## Material supplied
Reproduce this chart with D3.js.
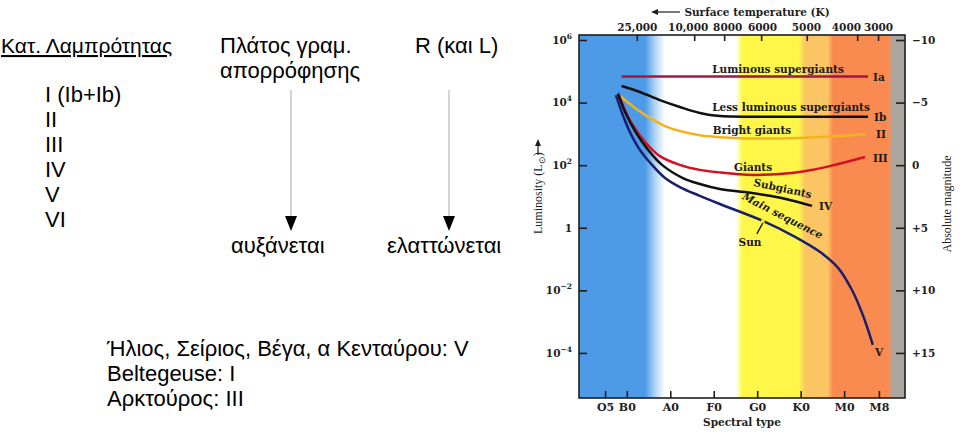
<!DOCTYPE html>
<html><head><meta charset="utf-8">
<script src="https://cdn.jsdelivr.net/npm/d3@7"></script>
<style>body{margin:0;background:#fff}svg{display:block}</style>
</head><body><svg id="c" width="960" height="432"></svg>
<script>
// ---------- data ----------
const spectralTypes = ["O5","B0","A0","F0","G0","K0","M0","M8"];
const spectralPos   = [5, 10, 20, 30, 40, 50, 60, 68];
const tempLabels   = ["25,000","10,000","8000","6000","5000","4000","3000"];
const tempLabelPos = [12.3, 24.0, 33.1, 41.1, 51.2, 60.4, 67.8];
const tempTickPos  = [12.3, 25.5, 32.4, 40.9, 51.4, 63.0, 67.8];
const lumTicks  = [6, 4, 2, 0, -2, -4];
const lumExp    = ["6","4","2","","−2","−4"];
const magTicks  = [-10, -5, 0, 5, 10, 15];
const magLabels = ["−10","−5","0","+5","+10","+15"];

const bandStops  = [-1, 14.2, 16.3, 18.8, 35.1, 36.6, 49.6, 51.0, 56.2, 57.4, 70.3, 71.0, 74];
const bandColors = ["#4d9ae6","#4d9ae6","#a9d1f4","#ffffff","#ffffff","#fff748","#fff64a","#fcc563","#fcc563","#fa8b50","#fa8b50","#aba59e","#aba59e"];

const classNames  = ["Ia","Ib","II","III","IV","V"];
const classTitles = ["Luminous supergiants","Less luminous supergiants","Bright giants","Giants","Subgiants","Main sequence"];

const iaS = [8.8, 65.5];
const iaL = [4.83, 4.83];
const ibS = [8.8, 13.0, 17.6, 22.2, 26.8, 31.4, 40.6, 65.5];
const ibL = [4.53, 4.34, 4.08, 3.86, 3.67, 3.57, 3.55, 3.55];
const iiS = [8.4, 11.9, 15.3, 18.8, 22.2, 26.8, 33.7, 40.6, 49.8, 59.0, 65.0];
const iiL = [4.21, 3.83, 3.51, 3.25, 3.09, 2.96, 2.88, 2.85, 2.87, 2.93, 3.00];
const iiiS = [8.0, 9.35, 11.2, 14.2, 17.6, 22.2, 26.8, 31.4, 39.0, 45.2, 50.5, 56.7, 64.8];
const iiiL = [4.31, 3.83, 3.32, 2.74, 2.29, 2.01, 1.85, 1.77, 1.69, 1.72, 1.80, 1.97, 2.26];
const ivS = [8.0, 9.6, 11.9, 14.9, 18.1, 22.9, 26.8, 31.4, 37.2, 42.9, 47.5, 52.6];
const ivL = [4.27, 3.70, 3.09, 2.49, 2.01, 1.59, 1.40, 1.24, 1.14, 1.02, 0.89, 0.70];
const vS = [7.5, 8.9, 10.7, 13.0, 15.8, 18.8, 22.2, 26.8, 31.4, 41.3, 48.7, 54.4, 58.6, 61.8, 64.3, 66.6];
const vL = [4.24, 3.67, 3.06, 2.49, 2.01, 1.59, 1.30, 1.02, 0.76, 0.22, -0.29, -0.77, -1.28, -1.99, -2.79, -3.74];
const sunS = 41.3, sunL = 0.22;

// ---------- drawing ----------
const svg = d3.select("#c");
const L = 579, R = 905, T = 35, B = 398;
const x = d3.scaleLinear().domain([-1, 74]).range([L, R]);
const y = d3.scaleLinear().domain([-5.44, 6.16]).range([B, T]);
const mag = d3.scaleLinear().domain([-10.4, 18.6]).range([T, B]);
const serifB = "'DejaVu Serif',serif";
const serif = "'Liberation Serif','Times New Roman',serif";
const sans = "'Liberation Sans',Arial,sans-serif";
const ink = "#1e1e1e";

// background bands
const defs = svg.append("defs");
const grad = defs.append("linearGradient").attr("id","bands")
  .attr("gradientUnits","userSpaceOnUse").attr("x1",L).attr("x2",R).attr("y1",0).attr("y2",0);
bandStops.forEach((s,i)=>grad.append("stop")
  .attr("offset",(x(s)-L)/(R-L)).attr("stop-color",bandColors[i]));
svg.append("rect").attr("x",L).attr("y",T).attr("width",R-L).attr("height",B-T).attr("fill","url(#bands)");

// curves
const line = d3.line().x(d=>x(d[0])).y(d=>y(d[1])).curve(d3.curveCatmullRom.alpha(0.5));
const series = [
  [iaS, iaL, "#a0183f"],
  [ibS, ibL, "#111111"],
  [iiS, iiL, "#f2b41e"],
  [iiiS, iiiL, "#d3121f"],
  [ivS, ivL, "#111111"],
  [vS, vL, "#17206e"]
];
series.forEach(([s,l,c])=>{
  svg.append("path").datum(s.map((v,i)=>[v,l[i]]))
    .attr("d",line).attr("fill","none").attr("stroke",c).attr("stroke-width",2.5);
});

// sun
svg.append("line").attr("x1",x(sunS)).attr("y1",y(sunL)+2).attr("x2",x(sunS)-6).attr("y2",y(sunL)+13)
  .attr("stroke","#111").attr("stroke-width",1.3);
svg.append("circle").attr("cx",x(sunS)).attr("cy",y(sunL)).attr("r",2).attr("fill","#ffe800");

// frame
svg.append("rect").attr("x",L).attr("y",T).attr("width",R-L).attr("height",B-T)
  .attr("fill","none").attr("stroke",ink).attr("stroke-width",1.6);

function styleAxis(g){
  g.select(".domain").remove();
  g.selectAll(".tick line").attr("stroke",ink).attr("stroke-width",1.6);
  g.selectAll(".tick text").attr("fill",ink).attr("font-family",serifB).attr("font-weight","bold").attr("font-size",10.5);
}
// left axis
const gl = svg.append("g").attr("transform",`translate(${L},0)`)
  .call(d3.axisLeft(y).tickValues(lumTicks).tickSize(-8).tickPadding(7).tickFormat(()=>"")).call(styleAxis);
gl.selectAll(".tick text").each(function(d,i){
  const t = d3.select(this);
  if(lumExp[i]===""){ t.text("1"); return; }
  t.append("tspan").text("10");
  t.append("tspan").attr("dy",-5).attr("font-size",7.5).text(lumExp[i]);
});
// right axis
svg.append("g").attr("transform",`translate(${R},0)`)
  .call(d3.axisRight(mag).tickValues(magTicks).tickSize(-9).tickPadding(7).tickFormat((d,i)=>magLabels[i])).call(styleAxis);
// top axis: ticks and labels
svg.append("g").attr("transform",`translate(0,${T})`)
  .call(d3.axisTop(x).tickValues(tempTickPos).tickSize(-6).tickFormat(()=>"")).call(styleAxis);
svg.append("g").attr("transform",`translate(0,${T})`)
  .call(d3.axisTop(x).tickValues(tempLabelPos).tickSize(0).tickPadding(4).tickFormat((d,i)=>tempLabels[i])).call(styleAxis);
// bottom axis
svg.append("g").attr("transform",`translate(0,${B})`)
  .call(d3.axisBottom(x).tickValues(spectralPos).tickSize(-7).tickPadding(5).tickFormat((d,i)=>spectralTypes[i])).call(styleAxis)
  .selectAll(".tick text").attr("font-size",11);

// axis titles
svg.append("text").attr("x",757).attr("y",16).attr("text-anchor","middle")
  .attr("font-family",serifB).attr("font-weight","bold").attr("font-size",10.5).attr("fill",ink).text("Surface temperature (K)");
svg.append("line").attr("x1",655).attr("x2",680).attr("y1",12).attr("y2",12).attr("stroke",ink).attr("stroke-width",1.2);
svg.append("path").attr("d","M651,12 L658,9 L658,15 Z").attr("fill",ink);
svg.append("text").attr("x",742).attr("y",426).attr("text-anchor","middle")
  .attr("font-family",serifB).attr("font-weight","bold").attr("font-size",10.5).attr("fill",ink).text("Spectral type");
const lt = svg.append("text").attr("transform","translate(542,234) rotate(-90)")
  .attr("font-family",serif).attr("font-size",12).attr("fill",ink);
lt.append("tspan").text("Luminosity (L");
lt.append("tspan").attr("font-size",9).attr("dy",3).text("⊙");
lt.append("tspan").attr("dy",-3).text(")");
svg.append("line").attr("x1",538).attr("x2",538).attr("y1",155).attr("y2",144).attr("stroke",ink).attr("stroke-width",1.2);
svg.append("path").attr("d","M538,139 L535,146 L541,146 Z").attr("fill",ink);
svg.append("text").attr("transform","translate(951,204) rotate(-90)").attr("text-anchor","middle")
  .attr("font-family",serif).attr("font-size",12).attr("fill",ink).text("Absolute magnitude");

// class labels
function lab(t,xp,yp,opts={}){
  const e = svg.append("text").attr("x",xp).attr("y",yp).text(t)
    .attr("font-family",serifB).attr("font-weight","bold").attr("font-size",opts.fs||10.5).attr("fill","#1a1a1a")
    .attr("text-anchor",opts.anchor||"middle");
  if(opts.rot) e.attr("transform",`rotate(${opts.rot},${xp},${yp})`);
  if(opts.italic) e.attr("font-style","italic");
  return e;
}
lab(classTitles[0], 778, 73);
lab(classTitles[1], 791, 111);
lab(classTitles[2], 752, 134);
lab(classTitles[3], 753, 171);
lab(classTitles[4], 782, 192, {rot:12});
lab(classTitles[5], 781, 219, {rot:27, italic:true});
lab("Sun", 750, 246);
lab(classNames[0], 873, 81, {anchor:"start"});
lab(classNames[1], 874, 121, {anchor:"start"});
lab(classNames[2], 876, 138, {anchor:"start"});
lab(classNames[3], 873, 162, {anchor:"start"});
lab(classNames[4], 819, 210, {anchor:"start"});
lab(classNames[5], 875, 356, {anchor:"start"});

// ---------- left text panel ----------
function txt(t,xp,yp,fs=22){
  return svg.append("text").attr("x",xp).attr("y",yp).attr("font-family",sans).attr("font-size",fs).attr("fill","#000").text(t);
}
txt("Κατ. Λαμπρότητας",1,53,21).attr("text-decoration","underline");
txt("Πλάτος γραμ.",220,53);
txt("απορρόφησης",220,78);
txt("R (και L)",415,53);
const romans = ["I (Ib+Ib)","II","III","IV","V","VI"];
romans.forEach((r,i)=>txt(r,45,102+i*25));
[291,449].forEach(xp=>{
  svg.append("line").attr("x1",xp).attr("x2",xp).attr("y1",90).attr("y2",218).attr("stroke","#aaa").attr("stroke-width",1);
  svg.append("path").attr("d",`M${xp-6},216 L${xp+6},216 L${xp},231 Z`).attr("fill","#000");
});
txt("αυξάνεται",231,253);
txt("ελαττώνεται",387,253);
txt("Ήλιος, Σείριος, Βέγα, α Κενταύρου: V",107,356);
txt("Beltegeuse: I",107,381);
txt("Αρκτούρος: III",107,406);
</script></body></html>
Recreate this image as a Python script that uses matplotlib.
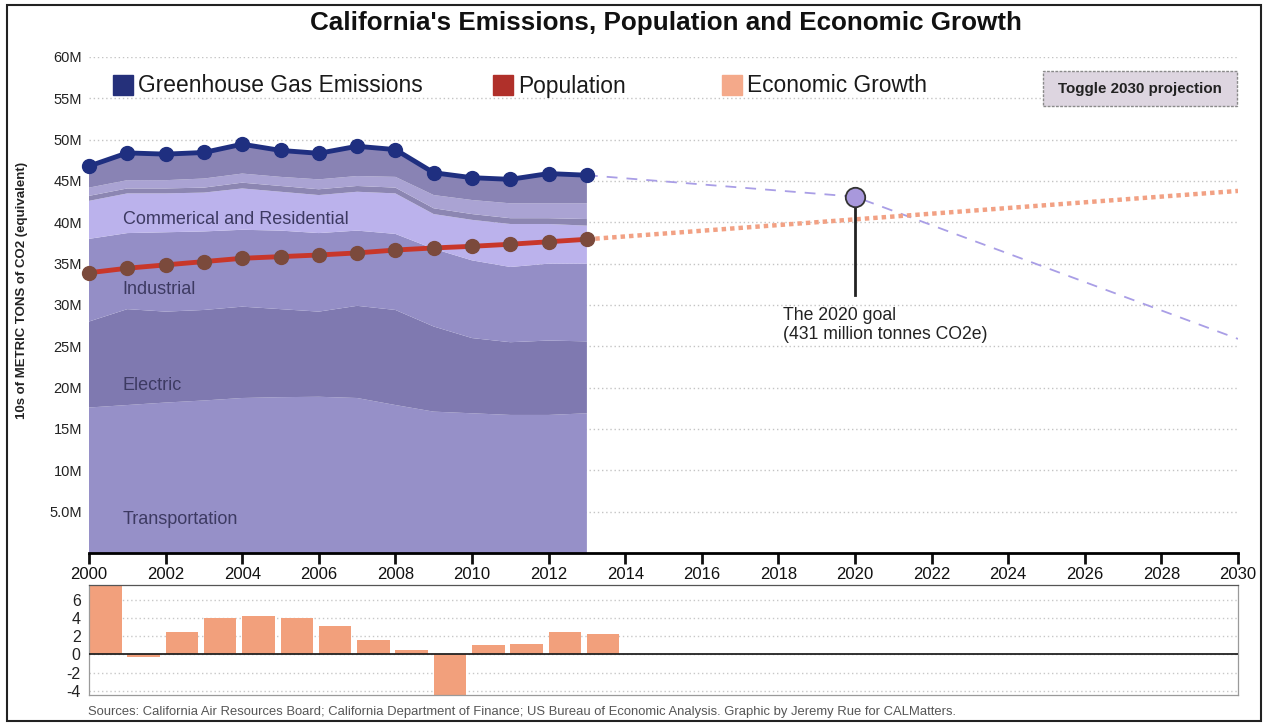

## Exercise task
Pictures are excluded; extract exactly the lines from the start of the data through the line that holds "const sunS = 41.3, sunL = 0.22;", both ends included.

## Solution for this task
Reproduce this chart with D3.js.
<!DOCTYPE html>
<html><head><meta charset="utf-8">
<script src="https://cdn.jsdelivr.net/npm/d3@7"></script>
<style>body{margin:0;background:#fff}svg{display:block}</style>
</head><body><svg id="c" width="960" height="432"></svg>
<script>
// ---------- data ----------
const spectralTypes = ["O5","B0","A0","F0","G0","K0","M0","M8"];
const spectralPos   = [5, 10, 20, 30, 40, 50, 60, 68];
const tempLabels   = ["25,000","10,000","8000","6000","5000","4000","3000"];
const tempLabelPos = [12.3, 24.0, 33.1, 41.1, 51.2, 60.4, 67.8];
const tempTickPos  = [12.3, 25.5, 32.4, 40.9, 51.4, 63.0, 67.8];
const lumTicks  = [6, 4, 2, 0, -2, -4];
const lumExp    = ["6","4","2","","−2","−4"];
const magTicks  = [-10, -5, 0, 5, 10, 15];
const magLabels = ["−10","−5","0","+5","+10","+15"];

const bandStops  = [-1, 14.2, 16.3, 18.8, 35.1, 36.6, 49.6, 51.0, 56.2, 57.4, 70.3, 71.0, 74];
const bandColors = ["#4d9ae6","#4d9ae6","#a9d1f4","#ffffff","#ffffff","#fff748","#fff64a","#fcc563","#fcc563","#fa8b50","#fa8b50","#aba59e","#aba59e"];

const classNames  = ["Ia","Ib","II","III","IV","V"];
const classTitles = ["Luminous supergiants","Less luminous supergiants","Bright giants","Giants","Subgiants","Main sequence"];

const iaS = [8.8, 65.5];
const iaL = [4.83, 4.83];
const ibS = [8.8, 13.0, 17.6, 22.2, 26.8, 31.4, 40.6, 65.5];
const ibL = [4.53, 4.34, 4.08, 3.86, 3.67, 3.57, 3.55, 3.55];
const iiS = [8.4, 11.9, 15.3, 18.8, 22.2, 26.8, 33.7, 40.6, 49.8, 59.0, 65.0];
const iiL = [4.21, 3.83, 3.51, 3.25, 3.09, 2.96, 2.88, 2.85, 2.87, 2.93, 3.00];
const iiiS = [8.0, 9.35, 11.2, 14.2, 17.6, 22.2, 26.8, 31.4, 39.0, 45.2, 50.5, 56.7, 64.8];
const iiiL = [4.31, 3.83, 3.32, 2.74, 2.29, 2.01, 1.85, 1.77, 1.69, 1.72, 1.80, 1.97, 2.26];
const ivS = [8.0, 9.6, 11.9, 14.9, 18.1, 22.9, 26.8, 31.4, 37.2, 42.9, 47.5, 52.6];
const ivL = [4.27, 3.70, 3.09, 2.49, 2.01, 1.59, 1.40, 1.24, 1.14, 1.02, 0.89, 0.70];
const vS = [7.5, 8.9, 10.7, 13.0, 15.8, 18.8, 22.2, 26.8, 31.4, 41.3, 48.7, 54.4, 58.6, 61.8, 64.3, 66.6];
const vL = [4.24, 3.67, 3.06, 2.49, 2.01, 1.59, 1.30, 1.02, 0.76, 0.22, -0.29, -0.77, -1.28, -1.99, -2.79, -3.74];
const sunS = 41.3, sunL = 0.22;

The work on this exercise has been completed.